Deer Tick Perform War Elephant
Deer Tick closed Newport, RI’s weekend celebration late Sunday night with their third sold out after show at Newport Blues. Since Deer Tick hail from nearby Providence, RI and offer a modern twist on traditional roots music, the hard partying band has turned into one of the Newport Folk Festival’s unofficial house bands in recent years. The group’s late night shows at Newport Blues functioned as the festival’s insider gatherings, featuring a mix of big name openers, special guests and celebrity attendees each night.
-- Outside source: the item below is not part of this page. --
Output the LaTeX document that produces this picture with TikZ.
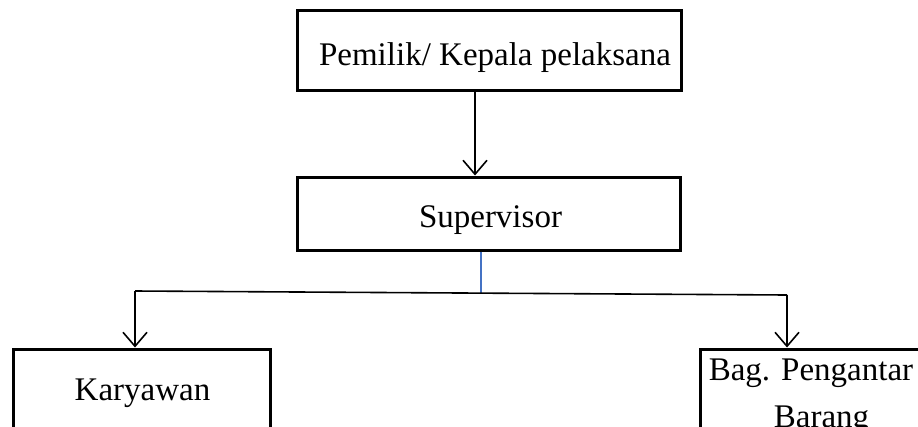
\documentclass[tikz,border=0pt]{standalone}
\usepackage{fontspec}
\setmainfont{Liberation Serif}
\usetikzlibrary{arrows.meta}
\begin{document}
\begin{tikzpicture}[x=1pt,y=-1pt,
  box/.style={draw=black,line width=3pt,inner sep=0pt},
  txt/.style={inner sep=0pt,anchor=base,font=\fontsize{33}{47}\selectfont},
  conn/.style={line width=1.6pt,-{Straight Barb[length=14pt,width=24pt,line width=1.6pt]}},
  bline/.style={line width=1.6pt}]
\useasboundingbox (0,0) rectangle (918,426);
\clip (0,0) rectangle (918,426);
% boxes
\node[box,minimum width=384pt,minimum height=80pt] (top) at (489,50) {};
\node[box,minimum width=383pt,minimum height=73pt] (sup) at (488.5,213.5) {};
\node[box,minimum width=257pt,minimum height=82pt] (kar) at (141.5,390) {};
\node[box,minimum width=222pt,minimum height=82pt] (bag) at (811,390) {};
% texts
\node[txt] (ttop) at (495,65) {Pemilik/ Kepala pelaksana};
\node[txt] (tsup) at (490.5,227) {Supervisor};
\node[txt] (tkar) at (142.5,400) {Karyawan};
\node[txt] (tbag1) at (811,380) {Bag. Pengantar};
\node[txt] (tbag2) at (821.5,427) {Barang};
% connectors
\coordinate (jl) at (135,291);
\coordinate (jr) at (787,295);
\coordinate (jm) at (481,293);
\draw[conn] ([xshift=-14pt]top.south) -- ([xshift=-13.5pt]sup.north);
\draw[color={rgb,255:red,68;green,114;blue,196},line width=1.5pt] ([xshift=-7.5pt]sup.south) -- (jm);
\draw[bline] (jl) -- (jr);
\draw[conn] (jl) -- (jl |- kar.north);
\draw[conn] (jr) -- (jr |- bag.north);
\end{tikzpicture}
\end{document}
Sunday’s late night performance was unquestionably one of Deer Tick’s true shining moments. At one point Rage Against the Machine guitarist Tom Morello even struggled to get into the show. After Robert Ellis kicked off the night’s festivities, Newport Folk Fest headliner Jackson Browne played a short set backed by rising Americana stars Dawes and LA guitarist Jonathan Wilson. After playing for almost 10,000 fans at the nearby Fort Adams State Park, Browne hustled through “Redneck Friend,” Warren Zevon’s “Carmelita” and “The Pretender” for an intimate crowd of 300. Then, Wilson brought the members of his band onstage for quick run through their original songs. Deer Tick frontman John McCauley formally welcomed Wilson onstage by sitting in on guitar for a song.
But Deer Tick remained the evening’s main draw. As a treat, the band blasted through their 2007 debut album War Elephant in its entirety. Since McCauley recorded the album before Deer Tick was a formal band, it also offered the group an opportunity to re-envision the recording as an ensemble.
Once they finished the album, the guests arrived. Bassist Julian Veronesi, who played with Deer Tick guitarist Ian O’ Neil in the New Jersey punk band Titus Andronicus, sat in on a song intended for a future project he has in the works with O’ Neil. (The Deer Tick guitarist described Veronesi as his best friend.) Dawes leader Taylor Goldsmith then returned for “Daydreaming,” a number he recorded with McCauley for the Americana supergroup Middle Brother. Finally, the members of Deer Tick invited many of the evening’s guests—including Goldsmith and Ellis—back for a sing-along version of Ritchie Valens’ arrangement of “La Bamba.”
Though part of a drunken celebration, the cover had some deeper significance, too: The first show McCauley ever attended as was a Newport Folk Fest featuring Los Lobos, who were at the time known for their cover of the very same song.